Complete step-by-step solution:
Numbers that cannot be expressed as fractions or recurring decimals are known as surds. They are irrational numbers containing a root, which can be either a square root or a cube root.
A conjugate of a number is the pair of that number joined by different signs. It is formed by changing the sign between two terms or surds.
Two quadratic surds can be written as a sum and also as a difference. So these sum and difference simple quadratic surds are conjugate to each other.
$\sqrt 5 - 2$ is a surd.
According to the definition, the sum and difference of two simple quadratic surds are conjugate to each other.

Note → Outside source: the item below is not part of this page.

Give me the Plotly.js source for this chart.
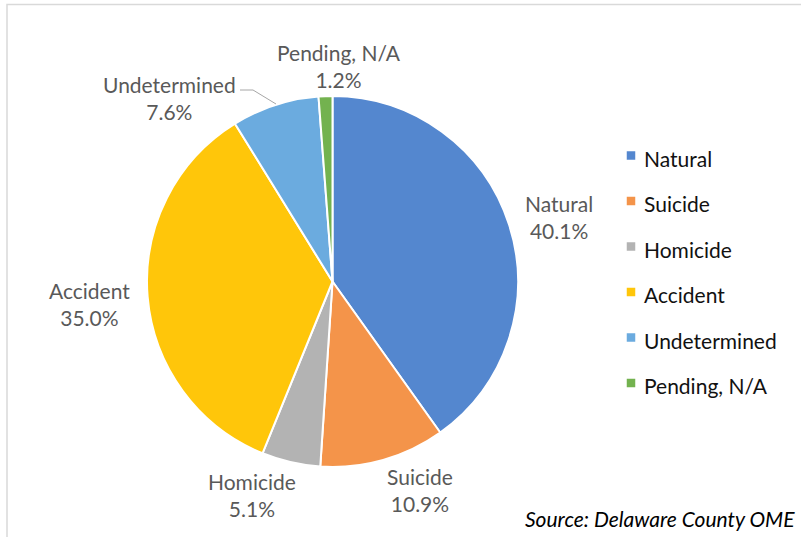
<!DOCTYPE html>
<html>
<head>
<meta charset="utf-8">
<script src="https://cdn.plot.ly/plotly-3.0.1.min.js"></script>
<style>html,body{margin:0;padding:0;background:#fff;}#chart{width:801px;height:537px;}</style>
</head>
<body>
<div id="chart"></div>
<script>
// ---- data ----
const categories = ["Natural", "Suicide", "Homicide", "Accident", "Undetermined", "Pending, N/A"];
const shares = [40.1, 10.9, 5.1, 35.0, 7.6, 1.2];
const sourceNote = "Source: Delaware County OME";

// ---- styling / layout constants ----
const colors = ["#5487CF", "#F4944A", "#B3B3B3", "#FFC60A", "#6BABDF", "#73B24F"];
const W = 801, H = 537;
const px = x => x / W;
const py = y => 1 - y / H;
const FONT = "Lato, 'Open Sans', sans-serif";
const FS = 21;
// label anchor points (pixel) for the outside data labels
const labelPos = [[559, 216.5], [420, 489.5], [252, 495], [89, 303.5], [169, 98], [339, 66.5]];
// legend geometry
const legX = 631, legY0 = 155.5, legStep = 45.5, legSw = 8.5;

const total = shares.reduce((a, b) => a + b, 0);

const trace = {
  type: "pie",
  values: shares,
  labels: categories,
  sort: false,
  direction: "clockwise",
  rotation: 0,
  textinfo: "none",
  hovertemplate: "%{label}: %{percent}<extra></extra>",
  marker: { colors: colors, line: { color: "#ffffff", width: 2 } },
  domain: { x: [px(147), px(518)], y: [py(467), py(96)] },
  showlegend: false
};

const annotations = [];
const shapes = [];

categories.forEach((c, i) => {
  const pct = (shares[i] / total * 100).toFixed(1) + "%";
  annotations.push({
    xref: "paper", yref: "paper", x: px(labelPos[i][0]), y: py(labelPos[i][1]),
    xanchor: "center", yanchor: "middle", showarrow: false, align: "center",
    text: c + "<br>" + pct,
    font: { family: FONT, size: FS, color: "#595959" }
  });
  // legend entry
  const ly = legY0 + i * legStep;
  shapes.push({
    type: "rect", xref: "paper", yref: "paper",
    x0: px(legX - legSw / 2), x1: px(legX + legSw / 2),
    y0: py(ly + legSw / 2), y1: py(ly - legSw / 2),
    fillcolor: colors[i], line: { width: 0 }
  });
  annotations.push({
    xref: "paper", yref: "paper", x: px(legX + 11), y: py(ly + 2.5),
    xanchor: "left", yanchor: "middle", showarrow: false,
    text: c, font: { family: FONT, size: FS, color: "#111111" }
  });
});

// leader line for the Undetermined label
shapes.push({
  type: "path", xref: "paper", yref: "paper",
  path: "M " + px(240) + " " + py(90) + " L " + px(253) + " " + py(90) + " L " + px(276) + " " + py(104),
  line: { color: "#A6A6A6", width: 1 }
});

// chart frame
shapes.push({
  type: "rect", xref: "paper", yref: "paper",
  x0: px(7), x1: 1.02, y0: -0.02, y1: py(4.5),
  line: { color: "#D9D9D9", width: 1.5 }, fillcolor: "rgba(0,0,0,0)", layer: "below"
});

// source note
annotations.push({
  xref: "paper", yref: "paper", x: px(797), y: py(518),
  xanchor: "right", yanchor: "middle", showarrow: false,
  text: "<i>" + sourceNote + "</i>",
  font: { family: FONT, size: FS, color: "#000000" }
});

const layout = {
  width: W, height: H,
  margin: { l: 0, r: 0, t: 0, b: 0 },
  paper_bgcolor: "#ffffff",
  showlegend: false,
  annotations: annotations,
  shapes: shapes
};

Plotly.newPlot("chart", [trace], layout, { displayModeBar: false, staticPlot: true });
</script>
</body>
</html>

This means the difference $\left( {\sqrt 5 - 2} \right)$ and the sum $\left( {\sqrt 5 + 2} \right)$ are conjugate to each other.
This implies that $\left( {\sqrt 5 + 2} \right)$ is the conjugate of $\left( {\sqrt 5 - 2} \right)$ .
Therefore, option (a) is correct.
Option (b) is not correct because it changes both the signs which is not the principle of conjugate surds. Therefore, it is incorrect.

Note: The rationalization surds of a number are derived by multiplying the numerator and denominator with the conjugate surd of the denominator. This must be kept in mind that there must be a fractional surd to rationalize and not a simple surd, like the above example.
If the product of two binomial surds is rational then the surds are known as conjugate surds.